Originally Posted by AzO
"Deathstar" has nothing to do with Hitachi, it was a IBM issue over a decade ago. IBM gave up on their hdd sector which gave rise to companies like WD and Seagate, IBM finally sold off their failing hdd biz to Hitachi in 2002.
A bit of a correction here:
It was a bit under a decade ago, and both WD and Seagate have been major players in the HDD industry since long before IBM sold their hard drive division to Hitachi.
Originally Posted by EvanPitts
However - it's not like that in the real world. Look whay happened when Mercedes Benz purchased Chrysler. They didn't start making better Chrylsers, rather, Mercedes started making junkmobiles.
I think this deal is showing the true light of the situation, that we are now are pretty much at the end of HDDs, with only perhaps Samsung left as a true quality make for mass storage - while a whole host of SSD makers will now emerge with competitive products.

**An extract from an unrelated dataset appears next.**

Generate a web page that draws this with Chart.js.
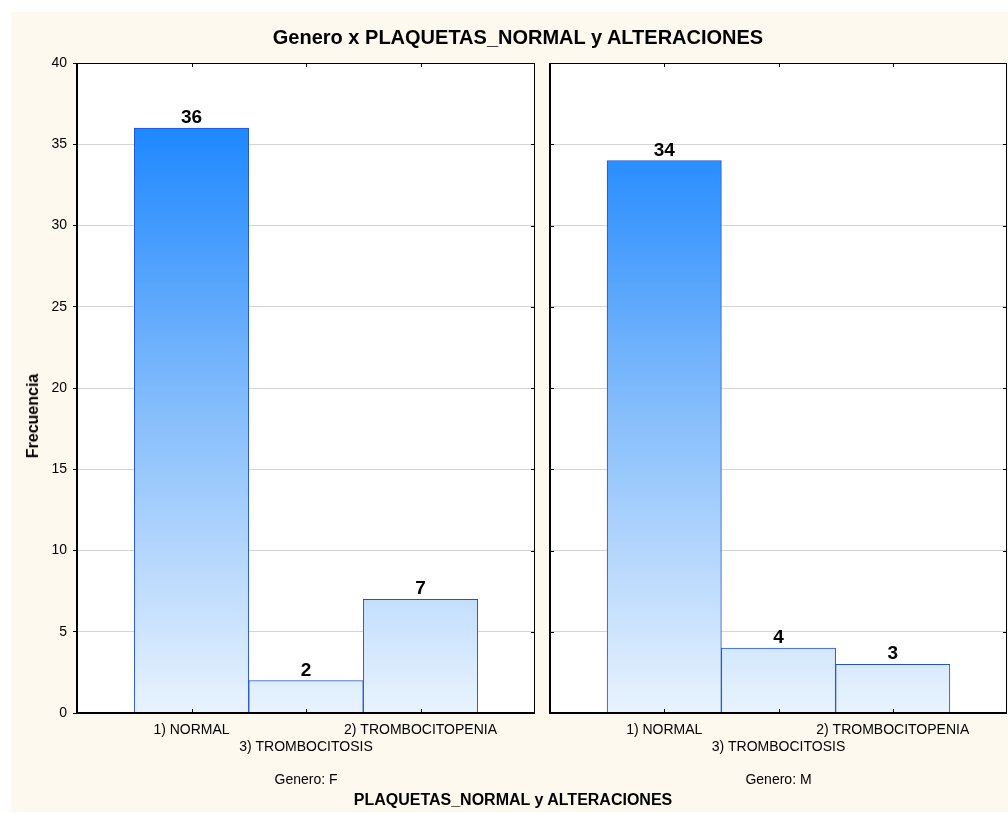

SSDs are not competitive yet, except perhaps in speed, but if they can come up with technology where write cycles don't bork the media, they will have it made. But then, that will only happen when the industry isn't reliant upon Intel based designs, but of advanced designs of high quality from other firms.
Samsung isn't really exceptional as far as the numbers go, for either quality or performance. At best they are well balanced between speed, reliability, and price.
Also, HDDs aren't going anywhere for a while.
SSDs are nice, but it's going to take a major break through for them to be viable and affordable past 500GB or so. Every new generation of NAND flash is more fragile than the last (current top of the line MLC is only rated for 3,000 erase cycles).
Also, who is reliant on Intel based designs? Most SSDs don't use any Intel controlers or NAND.